The now-infamous collapse of FTX sent shockwaves through the broader cryptocurrency space in 2022, but the Solana ecosystem was particularly hard hit in the fallout.
Speaking exclusively to Cointelegraph at the latest edition of the Solana Breakpoint conference hosted in Amsterdam, Solana co-founder and CEO Anatoly Yakovenko recalls his concern for several projects that were building on the layer 1 smart contract blockchain protocol.
“I was more worried about the ecosystem of startups; we didn’t know how exposed teams were,” Yakovenko explains. Solana’s native token SOL saw a significant drop in value in the immediate wake of FTX’s bankruptcy, with its token trading at $36 in early Nov. 2022 before dropping as low as $12 in the days after the exchange’s collapse.

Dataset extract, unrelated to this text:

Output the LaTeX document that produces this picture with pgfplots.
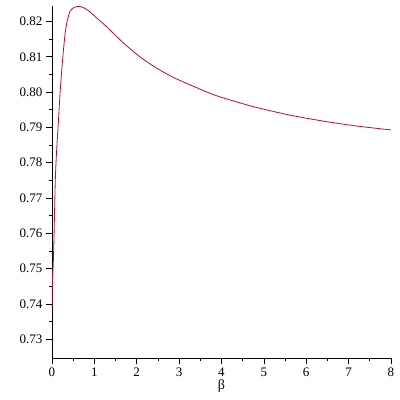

Solana’s brainstrust and several investors contacted hundreds of teams building products, services and decentralized applications to take stock of the collateral damage. According to Yakovenko, about 20% of Solana-based projects had received investments from FTX or Alameda Research and just 5% of ecosystem startups had funds sitting on the defunct exchange.
“That’s what hurt the most. Those teams saw their runway evaporate.”
Yakovenko empathized with founders who had toiled to raise capital and placed their trust in FTX as the custodian of those funds. “You keep it in an exchange that everyone seemed to trust and boom, it’s gone. It was a catastrophic failure for those companies,” he added.
A prime example was Armani Ferrante, who had raised some $20 million to build out Solana-based cryptocurrency infrastructure firm Coral. The engineer has previously estimated that his company lost around $14.5 million it had held on FTX.
“Folks like Armani just really doubled down and rebuilt their companies. They took that failure and channeled it as energy to build.”
While Yakovenko concedes that seeing SOL’s value plummet due to the exposure that some prominent Solana projects had from several Sam Bankman-Fried-led investments was a tough pill to swallow, it paled in comparison to the damage done to ecosystem projects.
“It was gut-wrenching. The token price dropping sucked but that’s crypto, it moves up and down all the time. But people’s runways getting evaporated, that really hurt. I’m just glad the vast majority of teams survived,” the CEO added.